Stated exercise
The required output consists solely of the lines from the top of the listing through the line containing "const TFONT = 'Lato';", transcribed exactly.
## START
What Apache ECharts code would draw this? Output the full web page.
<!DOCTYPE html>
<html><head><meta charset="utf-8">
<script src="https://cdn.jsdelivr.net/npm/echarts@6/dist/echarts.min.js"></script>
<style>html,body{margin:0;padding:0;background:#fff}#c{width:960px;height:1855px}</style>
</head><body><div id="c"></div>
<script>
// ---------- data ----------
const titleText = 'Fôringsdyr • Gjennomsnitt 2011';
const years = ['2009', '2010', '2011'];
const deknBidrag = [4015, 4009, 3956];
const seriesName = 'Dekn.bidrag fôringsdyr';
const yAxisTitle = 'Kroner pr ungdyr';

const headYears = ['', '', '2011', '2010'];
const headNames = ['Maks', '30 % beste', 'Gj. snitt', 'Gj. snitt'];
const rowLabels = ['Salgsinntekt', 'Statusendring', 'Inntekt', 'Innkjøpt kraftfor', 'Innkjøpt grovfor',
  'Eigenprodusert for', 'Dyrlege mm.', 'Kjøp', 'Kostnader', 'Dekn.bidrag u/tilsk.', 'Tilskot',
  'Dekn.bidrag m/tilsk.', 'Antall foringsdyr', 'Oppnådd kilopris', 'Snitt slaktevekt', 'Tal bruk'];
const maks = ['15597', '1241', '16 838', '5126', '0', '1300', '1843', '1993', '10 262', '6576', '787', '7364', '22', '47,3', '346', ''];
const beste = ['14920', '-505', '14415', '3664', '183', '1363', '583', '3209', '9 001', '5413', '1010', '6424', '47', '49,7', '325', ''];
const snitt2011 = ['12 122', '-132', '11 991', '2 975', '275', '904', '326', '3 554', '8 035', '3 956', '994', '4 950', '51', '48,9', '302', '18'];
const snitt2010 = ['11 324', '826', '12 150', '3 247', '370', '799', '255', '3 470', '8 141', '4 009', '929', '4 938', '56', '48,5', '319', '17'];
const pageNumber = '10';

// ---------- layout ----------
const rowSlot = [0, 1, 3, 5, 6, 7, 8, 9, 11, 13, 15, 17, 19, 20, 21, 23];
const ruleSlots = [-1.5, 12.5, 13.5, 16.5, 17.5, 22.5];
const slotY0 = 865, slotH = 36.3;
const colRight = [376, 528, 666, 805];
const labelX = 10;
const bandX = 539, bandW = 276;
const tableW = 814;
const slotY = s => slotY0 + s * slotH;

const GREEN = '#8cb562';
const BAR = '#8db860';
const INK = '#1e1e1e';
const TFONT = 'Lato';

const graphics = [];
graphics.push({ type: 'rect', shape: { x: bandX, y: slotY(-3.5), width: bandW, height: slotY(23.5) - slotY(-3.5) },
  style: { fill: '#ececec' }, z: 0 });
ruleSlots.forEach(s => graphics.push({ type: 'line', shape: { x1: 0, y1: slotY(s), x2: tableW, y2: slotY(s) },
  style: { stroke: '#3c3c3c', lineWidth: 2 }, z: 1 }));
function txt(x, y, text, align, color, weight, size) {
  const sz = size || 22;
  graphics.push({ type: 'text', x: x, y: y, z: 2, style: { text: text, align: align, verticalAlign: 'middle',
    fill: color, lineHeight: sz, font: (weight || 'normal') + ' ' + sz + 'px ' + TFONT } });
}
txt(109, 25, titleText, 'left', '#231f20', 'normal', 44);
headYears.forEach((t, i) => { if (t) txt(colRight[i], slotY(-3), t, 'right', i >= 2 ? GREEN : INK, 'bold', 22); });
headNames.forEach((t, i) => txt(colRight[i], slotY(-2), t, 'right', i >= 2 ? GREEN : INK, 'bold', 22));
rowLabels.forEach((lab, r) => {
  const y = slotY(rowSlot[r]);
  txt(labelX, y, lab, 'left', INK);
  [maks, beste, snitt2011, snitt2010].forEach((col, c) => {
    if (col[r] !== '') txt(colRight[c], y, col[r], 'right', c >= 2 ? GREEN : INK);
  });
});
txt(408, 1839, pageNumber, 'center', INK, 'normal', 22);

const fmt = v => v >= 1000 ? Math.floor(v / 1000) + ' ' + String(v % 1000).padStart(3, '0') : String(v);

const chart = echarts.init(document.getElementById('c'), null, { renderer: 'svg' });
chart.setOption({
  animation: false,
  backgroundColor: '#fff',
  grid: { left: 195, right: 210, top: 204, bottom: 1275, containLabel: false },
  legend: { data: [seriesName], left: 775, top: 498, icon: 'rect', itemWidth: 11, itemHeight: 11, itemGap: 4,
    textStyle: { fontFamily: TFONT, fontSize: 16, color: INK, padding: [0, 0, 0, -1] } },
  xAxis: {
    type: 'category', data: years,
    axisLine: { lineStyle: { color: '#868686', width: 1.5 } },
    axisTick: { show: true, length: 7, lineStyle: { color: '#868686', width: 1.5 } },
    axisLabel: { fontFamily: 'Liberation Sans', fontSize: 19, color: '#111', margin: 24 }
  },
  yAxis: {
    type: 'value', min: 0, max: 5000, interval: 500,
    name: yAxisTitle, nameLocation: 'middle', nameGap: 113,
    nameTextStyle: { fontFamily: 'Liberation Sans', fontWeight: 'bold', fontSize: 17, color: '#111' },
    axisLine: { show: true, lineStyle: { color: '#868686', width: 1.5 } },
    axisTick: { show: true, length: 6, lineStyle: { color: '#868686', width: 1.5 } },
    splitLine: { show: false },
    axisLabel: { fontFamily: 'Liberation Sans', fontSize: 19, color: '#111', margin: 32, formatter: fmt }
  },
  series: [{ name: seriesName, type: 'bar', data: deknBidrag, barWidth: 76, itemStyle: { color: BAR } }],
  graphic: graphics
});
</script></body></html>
## END
The completed task
What Apache ECharts code would draw this? Output the full web page.
<!DOCTYPE html>
<html><head><meta charset="utf-8">
<script src="https://cdn.jsdelivr.net/npm/echarts@6/dist/echarts.min.js"></script>
<style>html,body{margin:0;padding:0;background:#fff}#c{width:960px;height:1855px}</style>
</head><body><div id="c"></div>
<script>
// ---------- data ----------
const titleText = 'Fôringsdyr • Gjennomsnitt 2011';
const years = ['2009', '2010', '2011'];
const deknBidrag = [4015, 4009, 3956];
const seriesName = 'Dekn.bidrag fôringsdyr';
const yAxisTitle = 'Kroner pr ungdyr';

const headYears = ['', '', '2011', '2010'];
const headNames = ['Maks', '30 % beste', 'Gj. snitt', 'Gj. snitt'];
const rowLabels = ['Salgsinntekt', 'Statusendring', 'Inntekt', 'Innkjøpt kraftfor', 'Innkjøpt grovfor',
  'Eigenprodusert for', 'Dyrlege mm.', 'Kjøp', 'Kostnader', 'Dekn.bidrag u/tilsk.', 'Tilskot',
  'Dekn.bidrag m/tilsk.', 'Antall foringsdyr', 'Oppnådd kilopris', 'Snitt slaktevekt', 'Tal bruk'];
const maks = ['15597', '1241', '16 838', '5126', '0', '1300', '1843', '1993', '10 262', '6576', '787', '7364', '22', '47,3', '346', ''];
const beste = ['14920', '-505', '14415', '3664', '183', '1363', '583', '3209', '9 001', '5413', '1010', '6424', '47', '49,7', '325', ''];
const snitt2011 = ['12 122', '-132', '11 991', '2 975', '275', '904', '326', '3 554', '8 035', '3 956', '994', '4 950', '51', '48,9', '302', '18'];
const snitt2010 = ['11 324', '826', '12 150', '3 247', '370', '799', '255', '3 470', '8 141', '4 009', '929', '4 938', '56', '48,5', '319', '17'];
const pageNumber = '10';

// ---------- layout ----------
const rowSlot = [0, 1, 3, 5, 6, 7, 8, 9, 11, 13, 15, 17, 19, 20, 21, 23];
const ruleSlots = [-1.5, 12.5, 13.5, 16.5, 17.5, 22.5];
const slotY0 = 865, slotH = 36.3;
const colRight = [376, 528, 666, 805];
const labelX = 10;
const bandX = 539, bandW = 276;
const tableW = 814;
const slotY = s => slotY0 + s * slotH;

const GREEN = '#8cb562';
const BAR = '#8db860';
const INK = '#1e1e1e';
const TFONT = 'Lato';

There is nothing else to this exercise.